Well, almost encode with x264. This is a really cool thread.

Sharktooth
2nd January 2007, 14:54
Pretty sure you have access to 6 SPE's in Linux (same as official developers), it's just the RSX access that is limited. You also have about 196MB of ram to work with, which should be plenty for x264 encoding if any heavy Avisynth work is done on a host machine.

Definatly not. The linux kernel is able to use the primary cell core (the one that looks like a dual 64bit powerpc processor) but not the SPUs. So you will end up with a dualcore-like architecture and nothing more unsless you have programs specifically written with support for SPUs...

bkman
2nd January 2007, 15:39
Definatly not. The linux kernel is able to use the primary cell core (the one that looks like a dual 64bit powerpc processor) but not the SPUs. So you will end up with a dualcore-like architecture and nothing more unsless you have programs specifically written with support for SPUs...
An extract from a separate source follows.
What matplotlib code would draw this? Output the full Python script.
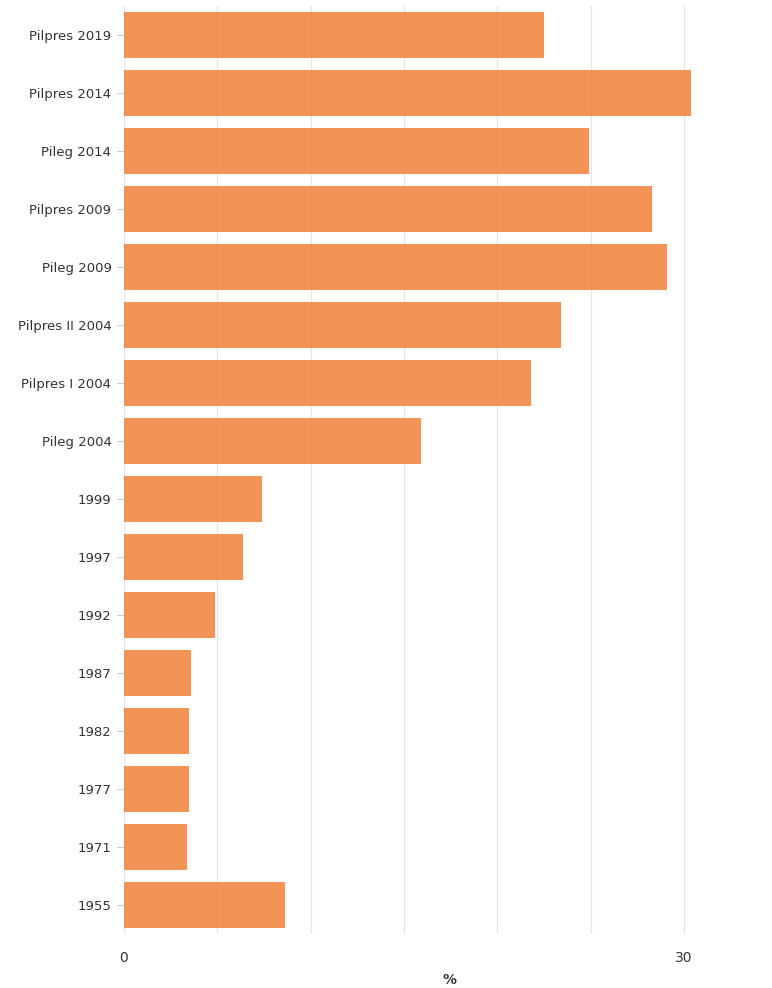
import matplotlib
matplotlib.use("Agg")
import matplotlib.pyplot as plt
from matplotlib.ticker import MultipleLocator, FixedLocator

categories = ["Pilpres 2019", "Pilpres 2014", "Pileg 2014", "Pilpres 2009", "Pileg 2009",
              "Pilpres II 2004", "Pilpres I 2004", "Pileg 2004", "1999", "1997", "1992",
              "1987", "1982", "1977", "1971", "1955"]
values = [22.5, 30.4, 24.9, 28.3, 29.1, 23.4, 21.8, 15.9, 7.4, 6.4, 4.9, 3.6, 3.5, 3.5, 3.4, 8.6]
x_ticks = [0, 30]
x_label = "%"

fig = plt.figure(figsize=(7.72, 9.88), dpi=100)
ax = fig.add_axes([124/772, 1-934/988, (760-124)/772, (934-6)/988])

y = list(range(len(categories)))
ax.barh(y, values, height=0.8, color="#F2843F", alpha=0.88, zorder=2, edgecolor="none")
ax.set_ylim(len(categories) - 0.5, -0.5)
ax.set_yticks(y)
ax.set_yticklabels(categories)
ax.set_xlim(0, 34.07)
ax.xaxis.set_major_locator(FixedLocator(x_ticks))
ax.xaxis.set_minor_locator(MultipleLocator(5))
ax.grid(True, axis="x", which="both", color="#e6e6e6", linewidth=1, zorder=0)
for s in ax.spines.values():
    s.set_visible(False)
ax.tick_params(axis="y", length=5, color="#cccccc", labelsize=9.5, labelcolor="#333333", pad=4)
ax.tick_params(axis="x", which="both", length=0, labelsize=10, labelcolor="#333333", pad=12)
fig.text(450/772, 1-980/988, x_label, ha="center", va="center", fontsize=10,
         fontweight="bold", color="#333333")
fig.savefig("out.png", dpi=100)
Of course you'll need to use the SPE C compiler and link the SPE modules in explicitly, but you can make use of the SPE's from within Linux. I've seen this corroborated by several people with PS3's, though I don't have one myself yet.

qyqgpower
2nd January 2007, 17:48
6 SPEs are available to user in PS3's Linux.
BTW, under XMB, they managed to decode FullHD H264 clip up to 50Mbps with only 3 SPEs.

foxyshadis
2nd January 2007, 19:32
Sharktooth didn't say they weren't available, but they currently have to be treated as custom coprocessors; either by hand-writing asm code to interface, or more sanely by using the PS3 dev kit, but it's not something that can be dropped in on a whim. Getting the threads to interface well and execute without swapping code and data constantly doesn't look easy. Sort of the same situation with shaders on PC gpus.